I do not think any of these countries, including Albania and Montenegro, will be joining the EU by 2030, so the entire conversation about enlargement is not merely wishful thinking, it has become quite irresponsible. EU membership is not on the docket. The question is: what is? For BiH, for instance, what is quite plausible is NATO membership. BiH could join NATO by 2030, and certainly by 2035. That is where the analytical and political focus should be.
Regarding the Serbia-Kosovo dialogue, how should the EU adjust its approach to compel Belgrade and Pristina to finally reach a normalization agreement?
We should not be seeking normalization, to begin with. It is evident that the appetite for normalization with Pristina does not exist in Belgrade. Just as Serbia does not actually respect BiH’s sovereignty or territorial integrity, or Montenegro’s for that matter. In short, the Vucic regime is the primary, if not solitary, generator of crisis in the region. Accordingly, the EU and its key capitals should focus on mitigating the possibilities for conflict and chaos available to Belgrade.
First, the five non-recognizers within the EU should be compelled to drop their irrational and irresponsible postures. They should immediately recognize Kosovo’s sovereignty and clear the path to the formalization of its relationship with the EU, sending the message to Vucic that the EU will not be beholden to his regime’s intransigence.
Secondly, immediate measures should be undertaken to secure Kosovo’s seat in the Council of Europe. Pristina has been unjustly denied a seat in the relevant European and international fora, further exacerbating Serbia’s maximalist agenda, and the same must be summarily checked.
Finally, like the EU, NATO should rapidly move towards the formal establishment of a legal-political relationship with Kosovo and provide a credible and realistic timeline for the country’s accession to the bloc, regardless of the status of its relationship with Serbia.
Lastly, what should we expect from the new Trump administration? Do you anticipate that the new US president will have any significant impact on the Western Balkans? If so, how?
Trump is, if nothing else, unpredictable. I do not anticipate, and sincerely hope, he will have no significant interest in the Western Balkans, not least because of his (in)direct financial links to the Vucic regime to through his son-in-law, daughter, and close associate Richard Grenell.
If he does in some fashion turn to the region, it will, as in his first term, likely be focused on Kosovo and Serbia, where we can expect Grenell to resume his feud with Kosovo’s PM Kurti.
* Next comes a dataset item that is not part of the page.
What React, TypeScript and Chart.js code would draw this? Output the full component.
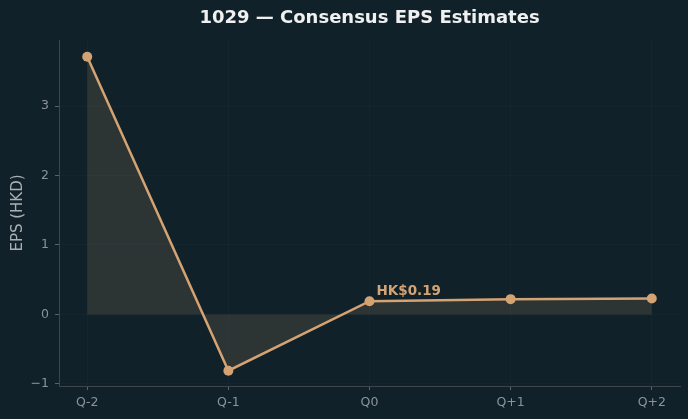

I do not anticipate that anything of substance will be accomplished, in any case, but Trump certainly has to ability to significantly upend the region’s security, depending on how aggressively he commits himself to Belgrade’s service.
Unfortunately, the Biden administration already went far down that road, indeed, and it is difficult to imagine any US official being more subservient to Vucic than US Ambassador Chris Hill has been, for instance, but I’m sure the Trump team will find a way, if they have the will to do so.